**EXERCISE**
Leaving out the pictures, retype the lines from the beginning of the listing through the line containing "ax.set_yticks([0, 100, 200, 300, 400, 500])".

**RAW DATA**

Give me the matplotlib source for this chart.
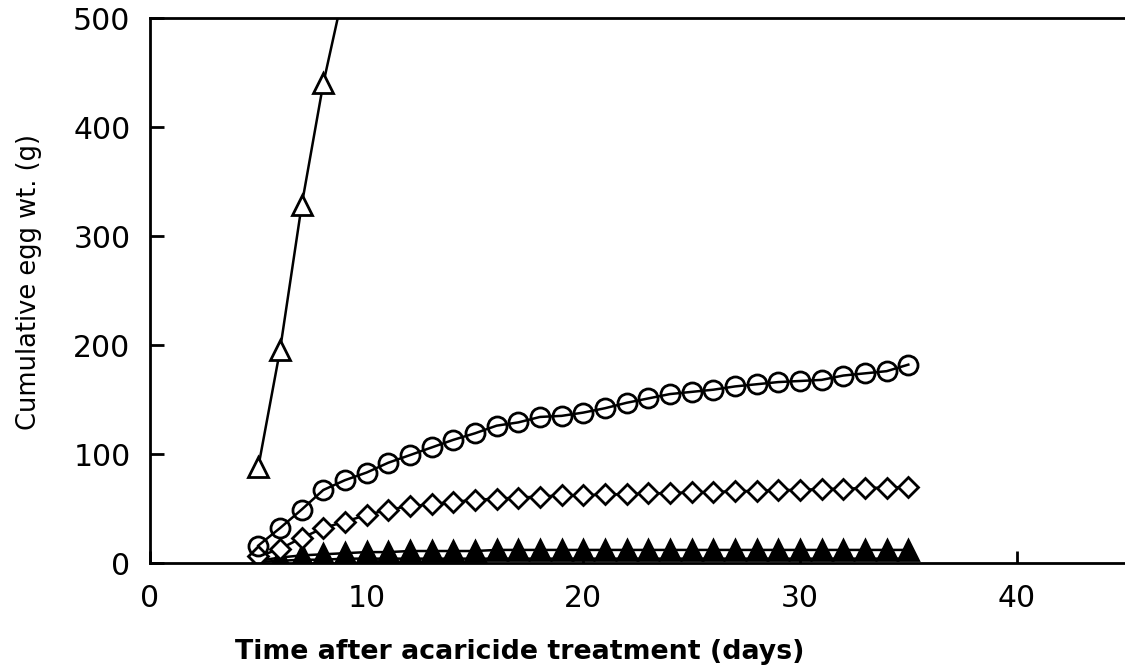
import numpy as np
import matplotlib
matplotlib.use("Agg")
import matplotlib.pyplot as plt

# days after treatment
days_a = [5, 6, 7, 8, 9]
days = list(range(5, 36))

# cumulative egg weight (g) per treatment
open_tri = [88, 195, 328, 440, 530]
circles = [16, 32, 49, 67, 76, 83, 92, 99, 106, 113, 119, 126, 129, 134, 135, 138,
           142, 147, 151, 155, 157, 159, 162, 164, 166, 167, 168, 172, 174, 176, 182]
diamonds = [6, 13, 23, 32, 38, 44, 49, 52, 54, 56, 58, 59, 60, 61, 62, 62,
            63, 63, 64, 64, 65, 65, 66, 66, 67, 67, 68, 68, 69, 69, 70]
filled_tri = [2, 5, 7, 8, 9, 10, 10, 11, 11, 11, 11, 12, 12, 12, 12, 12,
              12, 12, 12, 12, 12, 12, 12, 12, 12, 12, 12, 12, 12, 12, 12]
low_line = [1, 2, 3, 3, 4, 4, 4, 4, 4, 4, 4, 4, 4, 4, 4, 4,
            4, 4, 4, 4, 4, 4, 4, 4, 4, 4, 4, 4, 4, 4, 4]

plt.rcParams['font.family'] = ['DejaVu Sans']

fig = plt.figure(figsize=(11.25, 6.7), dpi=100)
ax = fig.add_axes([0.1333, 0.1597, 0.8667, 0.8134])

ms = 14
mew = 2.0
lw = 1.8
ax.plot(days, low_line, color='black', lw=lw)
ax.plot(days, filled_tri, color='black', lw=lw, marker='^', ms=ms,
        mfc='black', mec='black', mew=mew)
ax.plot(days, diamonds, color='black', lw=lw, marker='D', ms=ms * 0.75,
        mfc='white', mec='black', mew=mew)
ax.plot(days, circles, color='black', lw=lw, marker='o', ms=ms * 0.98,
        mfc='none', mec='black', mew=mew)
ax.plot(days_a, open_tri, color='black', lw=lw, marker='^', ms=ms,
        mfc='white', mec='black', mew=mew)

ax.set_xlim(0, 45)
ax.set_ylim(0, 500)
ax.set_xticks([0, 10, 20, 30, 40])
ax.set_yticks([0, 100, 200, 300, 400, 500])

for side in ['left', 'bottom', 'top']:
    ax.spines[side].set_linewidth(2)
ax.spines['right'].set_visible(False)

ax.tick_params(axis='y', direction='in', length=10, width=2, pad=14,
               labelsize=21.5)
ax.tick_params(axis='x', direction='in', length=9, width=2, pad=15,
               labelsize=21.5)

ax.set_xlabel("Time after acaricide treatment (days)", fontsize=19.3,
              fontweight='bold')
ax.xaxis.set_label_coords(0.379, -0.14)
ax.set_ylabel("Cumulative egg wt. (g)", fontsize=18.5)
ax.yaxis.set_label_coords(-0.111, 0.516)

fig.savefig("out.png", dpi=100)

**REPLY TO THE EXERCISE**
Give me the matplotlib source for this chart.
import numpy as np
import matplotlib
matplotlib.use("Agg")
import matplotlib.pyplot as plt

# days after treatment
days_a = [5, 6, 7, 8, 9]
days = list(range(5, 36))

# cumulative egg weight (g) per treatment
open_tri = [88, 195, 328, 440, 530]
circles = [16, 32, 49, 67, 76, 83, 92, 99, 106, 113, 119, 126, 129, 134, 135, 138,
           142, 147, 151, 155, 157, 159, 162, 164, 166, 167, 168, 172, 174, 176, 182]
diamonds = [6, 13, 23, 32, 38, 44, 49, 52, 54, 56, 58, 59, 60, 61, 62, 62,
            63, 63, 64, 64, 65, 65, 66, 66, 67, 67, 68, 68, 69, 69, 70]
filled_tri = [2, 5, 7, 8, 9, 10, 10, 11, 11, 11, 11, 12, 12, 12, 12, 12,
              12, 12, 12, 12, 12, 12, 12, 12, 12, 12, 12, 12, 12, 12, 12]
low_line = [1, 2, 3, 3, 4, 4, 4, 4, 4, 4, 4, 4, 4, 4, 4, 4,
            4, 4, 4, 4, 4, 4, 4, 4, 4, 4, 4, 4, 4, 4, 4]

plt.rcParams['font.family'] = ['DejaVu Sans']

fig = plt.figure(figsize=(11.25, 6.7), dpi=100)
ax = fig.add_axes([0.1333, 0.1597, 0.8667, 0.8134])

ms = 14
mew = 2.0
lw = 1.8
ax.plot(days, low_line, color='black', lw=lw)
ax.plot(days, filled_tri, color='black', lw=lw, marker='^', ms=ms,
        mfc='black', mec='black', mew=mew)
ax.plot(days, diamonds, color='black', lw=lw, marker='D', ms=ms * 0.75,
        mfc='white', mec='black', mew=mew)
ax.plot(days, circles, color='black', lw=lw, marker='o', ms=ms * 0.98,
        mfc='none', mec='black', mew=mew)
ax.plot(days_a, open_tri, color='black', lw=lw, marker='^', ms=ms,
        mfc='white', mec='black', mew=mew)

ax.set_xlim(0, 45)
ax.set_ylim(0, 500)
ax.set_xticks([0, 10, 20, 30, 40])
ax.set_yticks([0, 100, 200, 300, 400, 500])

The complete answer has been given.